Today Mandie is taking a look at an older title, The Woman In Black by Susan Hill. She’s always wanted to read the book, so now seemed like as good a time as any. For the uninitiated, here’s what it’s all about:
About the Book
Arthur Kipps, a junior solicitor, is summoned to attend the funeral of Mrs Alice Drablow, the sole inhabitant of Eel Marsh House. The house stands at the end of a causeway, wreathed in fog and mystery, but it is not until he glimpses a wasted young woman, dressed all in black, at the funeral, that a creeping sense of unease begins to take hold, a feeling deepened by the reluctance of the locals to talk of the woman in black – and her terrible purpose.
I have wanted to read The Woman in Black for quite some time and finally decided to indulge myself and buy a copy and make some me time to read it. I was quite surprised to find that this was a short book of only 200 pages but in those pages the author manages to convey quite a lot.
Arthur Kipps is sent to Crythin Gifford to attend the funeral of Mrs Alice Drablow and sort through her papers to determine if there is anything of importance. Whilst at the funeral he spots a woman, dressed in black who appears and disappears just as quickly. When he mentions this to others they seem to not to want to talk about her and encourage him to complete his work as quickly as possible. When Kipps has to cross the marshland to Eel Marsh House where Mrs Drablow used to live he spots the woman again. During his time there, strange things happen that he can’t explain but that will have a far-reaching impact on his life.
Susan Hill has managed to convey the desolate landscape that surrounds Eel Marsh House and add to the overall atmosphere of the book. Although the title of the book is The Woman in Black, the character herself does not appear a great deal but it is more about the reasons for her hauntings and the consequences from them. The descriptions of her appearance themselves conjure up something that leave you in no doubt that there is something otherworldly about her. Arthur Kipps goes from a self-assured, confident person to someone who ends up doubting his own mind and the story is told via his recollections of the time, but you can feel the tension build throughout. I can understand the sentiments of the locals not wanting to admit what would appear to an outsider as fantastical however at the same time you would hope that someone would prepare him for what he may encounter.

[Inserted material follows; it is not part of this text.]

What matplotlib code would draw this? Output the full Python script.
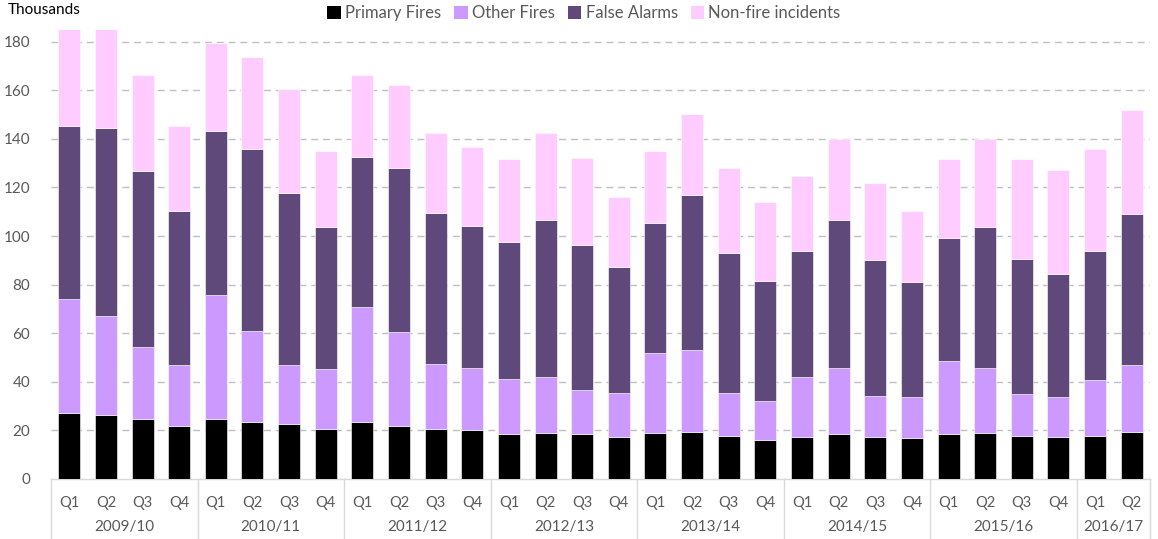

Quite often the argument of is the book or film version better rears its head, with most saying that for them the book always comes out on top. Having first seen the stage version, then the film version and finally read the book I think for me the stage version just tipped the scales slightly. Maybe it because of the way it was staged and some of the effects I was not expecting and made me jump or it could just be because I had seen it first, so I knew what was going to happen. That being said I would read it again in a heartbeat as it has the feel of a good old fashioned Gothic horror story.
About the Author
USAN HILL has been a professional writer for over fifty years. Her books have won awards and prizes including the Whitbread, the John Llewellyn Rhys and a Somerset Maugham, and have been shortlisted for the Booker. Her novels include Strange Meeting, I’m the King of the Castle, In the Springtime of the Year and The Mist in the Mirror. She has also published autobiographical works and collections of short stories as well as the Simon Serrailler series of crime novels. The play of her ghost story The Woman in Black is one of the longest running in the history of London’s West End. In 2020 she was awarded a damehood (DBE) for services to literature. She has two adult daughters and lives in North Norfolk.